THE REQUEST: Restate the data exactly as given and keep the pictures out.

SOURCE EXCERPT:
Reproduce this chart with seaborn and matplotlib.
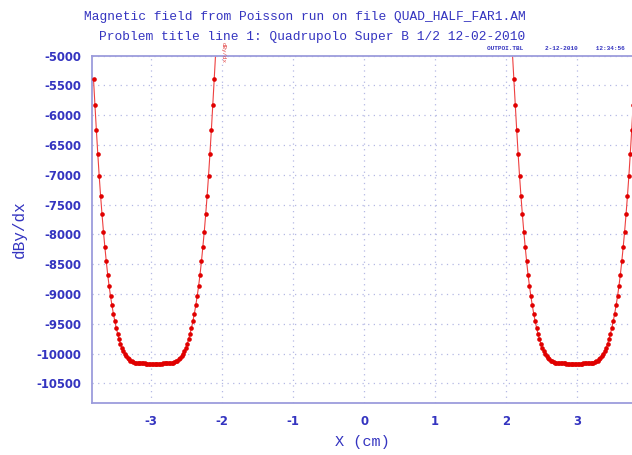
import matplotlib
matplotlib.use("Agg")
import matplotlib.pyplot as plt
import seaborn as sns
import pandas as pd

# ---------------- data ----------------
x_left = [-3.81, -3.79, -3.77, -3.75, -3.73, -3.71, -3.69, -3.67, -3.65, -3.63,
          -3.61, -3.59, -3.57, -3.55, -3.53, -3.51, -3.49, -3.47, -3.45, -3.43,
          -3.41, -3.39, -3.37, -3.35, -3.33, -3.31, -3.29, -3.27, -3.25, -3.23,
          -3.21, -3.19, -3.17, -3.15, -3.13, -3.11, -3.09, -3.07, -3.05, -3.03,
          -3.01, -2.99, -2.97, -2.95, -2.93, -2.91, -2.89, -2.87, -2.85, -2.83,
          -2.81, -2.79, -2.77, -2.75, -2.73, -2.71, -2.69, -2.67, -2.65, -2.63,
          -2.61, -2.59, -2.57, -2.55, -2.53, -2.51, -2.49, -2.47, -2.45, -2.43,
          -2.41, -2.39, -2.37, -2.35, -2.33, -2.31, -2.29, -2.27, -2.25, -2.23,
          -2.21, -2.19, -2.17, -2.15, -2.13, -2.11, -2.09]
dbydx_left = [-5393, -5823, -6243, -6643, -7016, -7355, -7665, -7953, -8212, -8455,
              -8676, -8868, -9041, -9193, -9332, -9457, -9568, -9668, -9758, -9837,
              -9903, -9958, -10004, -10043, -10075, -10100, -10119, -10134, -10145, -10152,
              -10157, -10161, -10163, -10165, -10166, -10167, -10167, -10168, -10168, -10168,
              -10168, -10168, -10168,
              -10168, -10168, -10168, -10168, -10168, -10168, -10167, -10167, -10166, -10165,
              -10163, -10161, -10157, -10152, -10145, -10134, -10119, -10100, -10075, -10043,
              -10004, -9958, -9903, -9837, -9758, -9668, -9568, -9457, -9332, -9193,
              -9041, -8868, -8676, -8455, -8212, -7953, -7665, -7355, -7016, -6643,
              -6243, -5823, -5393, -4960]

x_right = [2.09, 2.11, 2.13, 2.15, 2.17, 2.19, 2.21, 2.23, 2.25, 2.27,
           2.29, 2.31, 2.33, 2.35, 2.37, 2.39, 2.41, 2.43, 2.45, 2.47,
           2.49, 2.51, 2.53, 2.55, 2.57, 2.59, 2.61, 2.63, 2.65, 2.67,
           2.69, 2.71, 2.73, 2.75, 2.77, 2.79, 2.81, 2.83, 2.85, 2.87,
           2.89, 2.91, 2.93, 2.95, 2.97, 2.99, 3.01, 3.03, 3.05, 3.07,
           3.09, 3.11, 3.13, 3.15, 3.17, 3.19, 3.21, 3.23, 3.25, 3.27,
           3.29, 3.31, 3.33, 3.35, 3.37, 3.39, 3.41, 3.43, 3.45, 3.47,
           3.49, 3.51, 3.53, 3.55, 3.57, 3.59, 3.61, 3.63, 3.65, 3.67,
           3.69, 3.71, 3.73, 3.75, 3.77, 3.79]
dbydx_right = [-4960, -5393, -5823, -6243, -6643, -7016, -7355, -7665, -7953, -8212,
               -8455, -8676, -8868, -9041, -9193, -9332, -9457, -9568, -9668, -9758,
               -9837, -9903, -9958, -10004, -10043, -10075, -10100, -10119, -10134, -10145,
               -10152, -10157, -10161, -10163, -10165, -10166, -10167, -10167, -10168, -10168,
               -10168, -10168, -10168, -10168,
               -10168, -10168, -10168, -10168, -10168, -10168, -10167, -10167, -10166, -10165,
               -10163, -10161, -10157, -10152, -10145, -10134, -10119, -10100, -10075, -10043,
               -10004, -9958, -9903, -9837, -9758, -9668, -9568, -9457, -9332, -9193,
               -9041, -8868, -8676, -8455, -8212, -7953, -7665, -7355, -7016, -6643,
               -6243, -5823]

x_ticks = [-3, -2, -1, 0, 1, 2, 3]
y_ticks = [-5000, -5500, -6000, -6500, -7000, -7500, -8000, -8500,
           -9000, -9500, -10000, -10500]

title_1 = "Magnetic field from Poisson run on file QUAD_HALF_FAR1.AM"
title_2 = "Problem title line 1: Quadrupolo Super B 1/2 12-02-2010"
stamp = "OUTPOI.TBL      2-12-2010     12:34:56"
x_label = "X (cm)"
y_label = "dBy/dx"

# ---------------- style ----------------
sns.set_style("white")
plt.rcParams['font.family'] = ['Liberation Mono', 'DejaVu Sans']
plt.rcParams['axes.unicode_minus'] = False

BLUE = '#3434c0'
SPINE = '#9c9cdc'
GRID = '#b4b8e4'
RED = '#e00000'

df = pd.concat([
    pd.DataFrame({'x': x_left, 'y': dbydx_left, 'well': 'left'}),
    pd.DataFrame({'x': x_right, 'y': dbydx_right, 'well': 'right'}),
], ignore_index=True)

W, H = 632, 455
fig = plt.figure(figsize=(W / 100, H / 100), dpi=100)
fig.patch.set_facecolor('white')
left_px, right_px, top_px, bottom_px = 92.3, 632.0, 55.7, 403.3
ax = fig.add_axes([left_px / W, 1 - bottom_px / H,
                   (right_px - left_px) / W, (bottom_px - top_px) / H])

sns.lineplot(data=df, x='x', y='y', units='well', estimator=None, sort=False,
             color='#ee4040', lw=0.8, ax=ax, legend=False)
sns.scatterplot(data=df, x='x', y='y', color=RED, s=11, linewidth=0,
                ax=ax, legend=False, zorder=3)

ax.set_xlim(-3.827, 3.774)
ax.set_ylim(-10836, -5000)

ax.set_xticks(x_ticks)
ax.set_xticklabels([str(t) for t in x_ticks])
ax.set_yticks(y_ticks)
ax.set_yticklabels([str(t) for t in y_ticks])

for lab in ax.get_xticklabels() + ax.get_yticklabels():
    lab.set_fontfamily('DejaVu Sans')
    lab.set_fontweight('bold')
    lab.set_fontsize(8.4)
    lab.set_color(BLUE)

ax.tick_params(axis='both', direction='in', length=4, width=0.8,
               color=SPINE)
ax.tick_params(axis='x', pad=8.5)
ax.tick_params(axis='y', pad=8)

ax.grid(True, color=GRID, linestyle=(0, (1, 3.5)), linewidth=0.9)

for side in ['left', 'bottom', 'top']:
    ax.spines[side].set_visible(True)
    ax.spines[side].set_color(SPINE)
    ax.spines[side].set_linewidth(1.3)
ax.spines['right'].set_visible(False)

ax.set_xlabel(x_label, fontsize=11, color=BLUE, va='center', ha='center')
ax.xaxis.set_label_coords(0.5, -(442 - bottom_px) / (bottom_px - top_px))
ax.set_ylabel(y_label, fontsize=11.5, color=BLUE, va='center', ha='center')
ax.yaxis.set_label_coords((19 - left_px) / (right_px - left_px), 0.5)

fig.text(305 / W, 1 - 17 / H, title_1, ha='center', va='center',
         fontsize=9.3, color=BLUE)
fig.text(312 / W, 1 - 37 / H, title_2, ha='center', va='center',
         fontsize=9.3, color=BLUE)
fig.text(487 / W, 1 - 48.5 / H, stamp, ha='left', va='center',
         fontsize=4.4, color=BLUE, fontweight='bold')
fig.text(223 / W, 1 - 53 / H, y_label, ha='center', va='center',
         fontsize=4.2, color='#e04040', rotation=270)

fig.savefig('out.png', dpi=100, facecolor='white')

COMPLETE RESPONSE:
Reproduce this chart with seaborn and matplotlib.
import matplotlib
matplotlib.use("Agg")
import matplotlib.pyplot as plt
import seaborn as sns
import pandas as pd

# ---------------- data ----------------
x_left = [-3.81, -3.79, -3.77, -3.75, -3.73, -3.71, -3.69, -3.67, -3.65, -3.63,
          -3.61, -3.59, -3.57, -3.55, -3.53, -3.51, -3.49, -3.47, -3.45, -3.43,
          -3.41, -3.39, -3.37, -3.35, -3.33, -3.31, -3.29, -3.27, -3.25, -3.23,
          -3.21, -3.19, -3.17, -3.15, -3.13, -3.11, -3.09, -3.07, -3.05, -3.03,
          -3.01, -2.99, -2.97, -2.95, -2.93, -2.91, -2.89, -2.87, -2.85, -2.83,
          -2.81, -2.79, -2.77, -2.75, -2.73, -2.71, -2.69, -2.67, -2.65, -2.63,
          -2.61, -2.59, -2.57, -2.55, -2.53, -2.51, -2.49, -2.47, -2.45, -2.43,
          -2.41, -2.39, -2.37, -2.35, -2.33, -2.31, -2.29, -2.27, -2.25, -2.23,
          -2.21, -2.19, -2.17, -2.15, -2.13, -2.11, -2.09]
dbydx_left = [-5393, -5823, -6243, -6643, -7016, -7355, -7665, -7953, -8212, -8455,
              -8676, -8868, -9041, -9193, -9332, -9457, -9568, -9668, -9758, -9837,
              -9903, -9958, -10004, -10043, -10075, -10100, -10119, -10134, -10145, -10152,
              -10157, -10161, -10163, -10165, -10166, -10167, -10167, -10168, -10168, -10168,
              -10168, -10168, -10168,
              -10168, -10168, -10168, -10168, -10168, -10168, -10167, -10167, -10166, -10165,
              -10163, -10161, -10157, -10152, -10145, -10134, -10119, -10100, -10075, -10043,
              -10004, -9958, -9903, -9837, -9758, -9668, -9568, -9457, -9332, -9193,
              -9041, -8868, -8676, -8455, -8212, -7953, -7665, -7355, -7016, -6643,
              -6243, -5823, -5393, -4960]

x_right = [2.09, 2.11, 2.13, 2.15, 2.17, 2.19, 2.21, 2.23, 2.25, 2.27,
           2.29, 2.31, 2.33, 2.35, 2.37, 2.39, 2.41, 2.43, 2.45, 2.47,
           2.49, 2.51, 2.53, 2.55, 2.57, 2.59, 2.61, 2.63, 2.65, 2.67,
           2.69, 2.71, 2.73, 2.75, 2.77, 2.79, 2.81, 2.83, 2.85, 2.87,
           2.89, 2.91, 2.93, 2.95, 2.97, 2.99, 3.01, 3.03, 3.05, 3.07,
           3.09, 3.11, 3.13, 3.15, 3.17, 3.19, 3.21, 3.23, 3.25, 3.27,
           3.29, 3.31, 3.33, 3.35, 3.37, 3.39, 3.41, 3.43, 3.45, 3.47,
           3.49, 3.51, 3.53, 3.55, 3.57, 3.59, 3.61, 3.63, 3.65, 3.67,
           3.69, 3.71, 3.73, 3.75, 3.77, 3.79]
dbydx_right = [-4960, -5393, -5823, -6243, -6643, -7016, -7355, -7665, -7953, -8212,
               -8455, -8676, -8868, -9041, -9193, -9332, -9457, -9568, -9668, -9758,
               -9837, -9903, -9958, -10004, -10043, -10075, -10100, -10119, -10134, -10145,
               -10152, -10157, -10161, -10163, -10165, -10166, -10167, -10167, -10168, -10168,
               -10168, -10168, -10168, -10168,
               -10168, -10168, -10168, -10168, -10168, -10168, -10167, -10167, -10166, -10165,
               -10163, -10161, -10157, -10152, -10145, -10134, -10119, -10100, -10075, -10043,
               -10004, -9958, -9903, -9837, -9758, -9668, -9568, -9457, -9332, -9193,
               -9041, -8868, -8676, -8455, -8212, -7953, -7665, -7355, -7016, -6643,
               -6243, -5823]

x_ticks = [-3, -2, -1, 0, 1, 2, 3]
y_ticks = [-5000, -5500, -6000, -6500, -7000, -7500, -8000, -8500,
           -9000, -9500, -10000, -10500]

title_1 = "Magnetic field from Poisson run on file QUAD_HALF_FAR1.AM"
title_2 = "Problem title line 1: Quadrupolo Super B 1/2 12-02-2010"
stamp = "OUTPOI.TBL      2-12-2010     12:34:56"
x_label = "X (cm)"
y_label = "dBy/dx"

# ---------------- style ----------------
sns.set_style("white")
plt.rcParams['font.family'] = ['Liberation Mono', 'DejaVu Sans']
plt.rcParams['axes.unicode_minus'] = False

BLUE = '#3434c0'
SPINE = '#9c9cdc'
GRID = '#b4b8e4'
RED = '#e00000'

df = pd.concat([
    pd.DataFrame({'x': x_left, 'y': dbydx_left, 'well': 'left'}),
    pd.DataFrame({'x': x_right, 'y': dbydx_right, 'well': 'right'}),
], ignore_index=True)

W, H = 632, 455
fig = plt.figure(figsize=(W / 100, H / 100), dpi=100)
fig.patch.set_facecolor('white')
left_px, right_px, top_px, bottom_px = 92.3, 632.0, 55.7, 403.3
ax = fig.add_axes([left_px / W, 1 - bottom_px / H,
                   (right_px - left_px) / W, (bottom_px - top_px) / H])

sns.lineplot(data=df, x='x', y='y', units='well', estimator=None, sort=False,
             color='#ee4040', lw=0.8, ax=ax, legend=False)
sns.scatterplot(data=df, x='x', y='y', color=RED, s=11, linewidth=0,
                ax=ax, legend=False, zorder=3)

ax.set_xlim(-3.827, 3.774)
ax.set_ylim(-10836, -5000)

ax.set_xticks(x_ticks)
ax.set_xticklabels([str(t) for t in x_ticks])
ax.set_yticks(y_ticks)
ax.set_yticklabels([str(t) for t in y_ticks])

for lab in ax.get_xticklabels() + ax.get_yticklabels():
    lab.set_fontfamily('DejaVu Sans')
    lab.set_fontweight('bold')
    lab.set_fontsize(8.4)
    lab.set_color(BLUE)

ax.tick_params(axis='both', direction='in', length=4, width=0.8,
               color=SPINE)
ax.tick_params(axis='x', pad=8.5)
ax.tick_params(axis='y', pad=8)

ax.grid(True, color=GRID, linestyle=(0, (1, 3.5)), linewidth=0.9)

for side in ['left', 'bottom', 'top']:
    ax.spines[side].set_visible(True)
    ax.spines[side].set_color(SPINE)
    ax.spines[side].set_linewidth(1.3)
ax.spines['right'].set_visible(False)

ax.set_xlabel(x_label, fontsize=11, color=BLUE, va='center', ha='center')
ax.xaxis.set_label_coords(0.5, -(442 - bottom_px) / (bottom_px - top_px))
ax.set_ylabel(y_label, fontsize=11.5, color=BLUE, va='center', ha='center')
ax.yaxis.set_label_coords((19 - left_px) / (right_px - left_px), 0.5)

fig.text(305 / W, 1 - 17 / H, title_1, ha='center', va='center',
         fontsize=9.3, color=BLUE)
fig.text(312 / W, 1 - 37 / H, title_2, ha='center', va='center',
         fontsize=9.3, color=BLUE)
fig.text(487 / W, 1 - 48.5 / H, stamp, ha='left', va='center',
         fontsize=4.4, color=BLUE, fontweight='bold')
fig.text(223 / W, 1 - 53 / H, y_label, ha='center', va='center',
         fontsize=4.2, color='#e04040', rotation=270)

fig.savefig('out.png', dpi=100, facecolor='white')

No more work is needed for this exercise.